Five faculty members will be selected annually to participate over the next five years. Like the inaugural group, they will be chosen from a broad range of disciplines. For those who choose to continue their studies, the credits completed for the certificate will apply toward a master’s degree in theological integration.
“It has always been an option for our faculty to take seminary classes, but it’s difficult to do alongside a full-time job,” said Doug Strong, dean of the School of Theology. “The course release is key for giving a faculty member time to pursue graduate work.”
Although SPU faculty and staff profess the Christian faith, not all have training, Strong said. “A lot of faculty teaching at Christian universities haven’t had formal theological training if they’ve only attended secular universities,” he said. “Ironically, that means some of the professors at Christian colleges have less theology coursework than their students. This is true at all Christian colleges, but I don’t know of any other Christian college or university that’s doing what we’re doing: offering graduate-level theological training for their own non-theology faculty.”

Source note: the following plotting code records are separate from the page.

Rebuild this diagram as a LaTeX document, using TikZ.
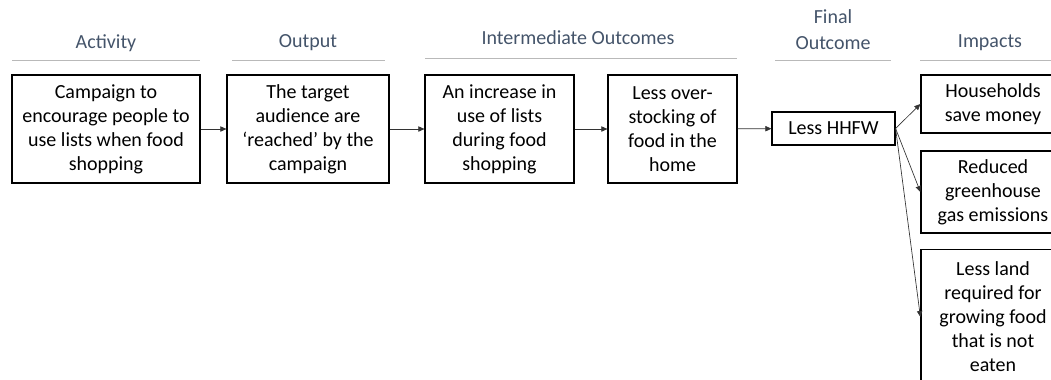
\documentclass[tikz,border=0pt]{standalone}
\usepackage{fontspec}
\setmainfont{Carlito}
\usepackage{xcolor}
\usetikzlibrary{arrows.meta}
\definecolor{headblue}{RGB}{68,84,106}

\begin{document}
\begin{tikzpicture}[
  x=0.75pt, y=-0.75pt,
  box/.style={draw, line width=0.9pt, align=center, inner sep=1pt,
              font=\fontsize{15}{18}\selectfont},
  head/.style={text=headblue, align=center, font=\fontsize{15}{19.5}\selectfont},
  rule/.style={draw=gray!55, line width=0.6pt},
  arr/.style={-{Triangle[length=4.5pt,width=4pt]}, line width=0.5pt, draw=black!80}
]
\useasboundingbox (0,0) rectangle (1051,379);

% column headings
\node[head] (hAct) at (106,43)  {Activity};
\node[head] (hOut) at (308,43)  {Output};
\node[head] (hInt) at (578,38)  {Intermediate Outcomes};
\node[head] (hFin) at (833,30)  {Final\\Outcome};
\node[head] (hImp) at (990,43)  {Impacts};

\draw[rule] (12,60)  -- (200,60);
\draw[rule] (232,60) -- (385,60);
\draw[rule] (425,58) -- (737,58);
\draw[rule] (775,60) -- (891,60);
\draw[rule] (920,60) -- (1060,60);

% chain of boxes
\node[box,minimum width=141pt,minimum height=81pt]  (act) at (106,129)
  {Campaign to\\encourage people to\\use lists when food\\shopping};
\node[box,minimum width=121.5pt,minimum height=81pt] (out) at (308,129)
  {The target\\audience are\\‘reached’ by the\\campaign};
\node[box,minimum width=111.75pt,minimum height=81pt] (inc) at (499.5,129)
  {An increase in\\use of lists\\during food\\shopping};
\node[box,minimum width=96.75pt,minimum height=81pt] (stk) at (672.5,129)
  {Less over-\\stocking of\\food in the\\home};
\node[box,minimum width=92.25pt,minimum height=24.75pt] (fw) at (833.5,128.5)
  {Less HHFW};

% impacts (boxes run off the right edge)
\node[box,minimum width=108pt,minimum height=43.5pt] (sav) at (993,104)
  {Households\\save money};
\node[box,minimum width=108pt,minimum height=61.5pt] (ghg) at (993,192)
  {Reduced\\greenhouse\\gas emissions};
\node[box,minimum width=108pt,minimum height=101pt] (lnd) at (993,317)
  {Less land\\required for\\growing food\\that is not\\eaten};

\draw[arr] (act) -- (out);
\draw[arr] (out) -- (inc);
\draw[arr] (inc) -- (stk);
\draw[arr] (stk) -- (fw);
\draw[arr] (fw.east) -- (sav.west);
\draw[arr] (fw.east) -- (ghg.west);
\draw[arr] (fw.east) -- (lnd.west);
\end{tikzpicture}
\end{document}
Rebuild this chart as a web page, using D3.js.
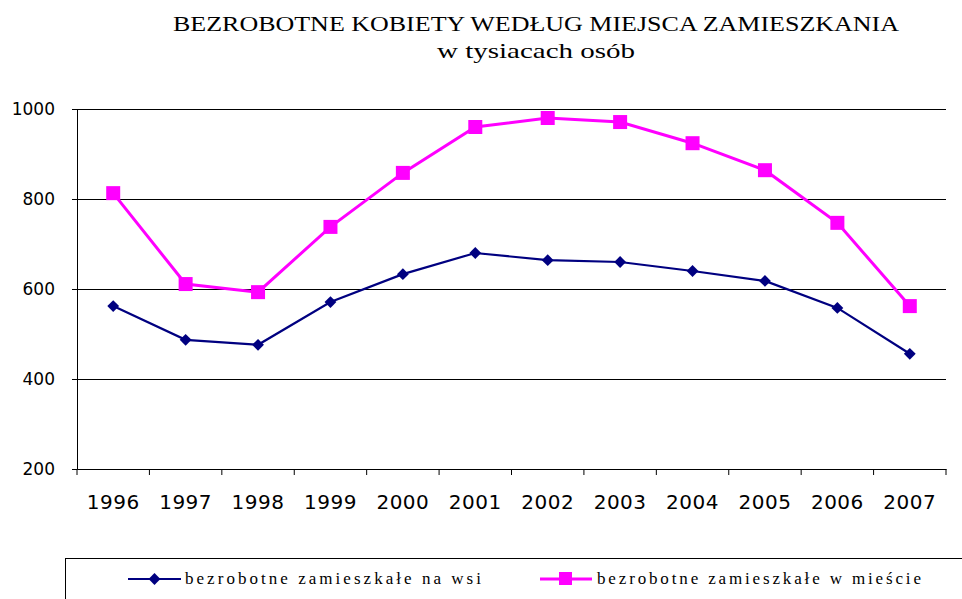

McKinney said she’s excited to begin her studies. “Being able to speak with students who come to Seattle Pacific with no religious background, or students who struggle to understand how they can integrate their own faith with what they learn in our classrooms, is an integral part of my calling and our mission as a university,” she said. “Being a Christian sociologist who can share her faith in the classroom, critiquing the social world from both Christian and social science perspectives, is the best of what God calls me to do.”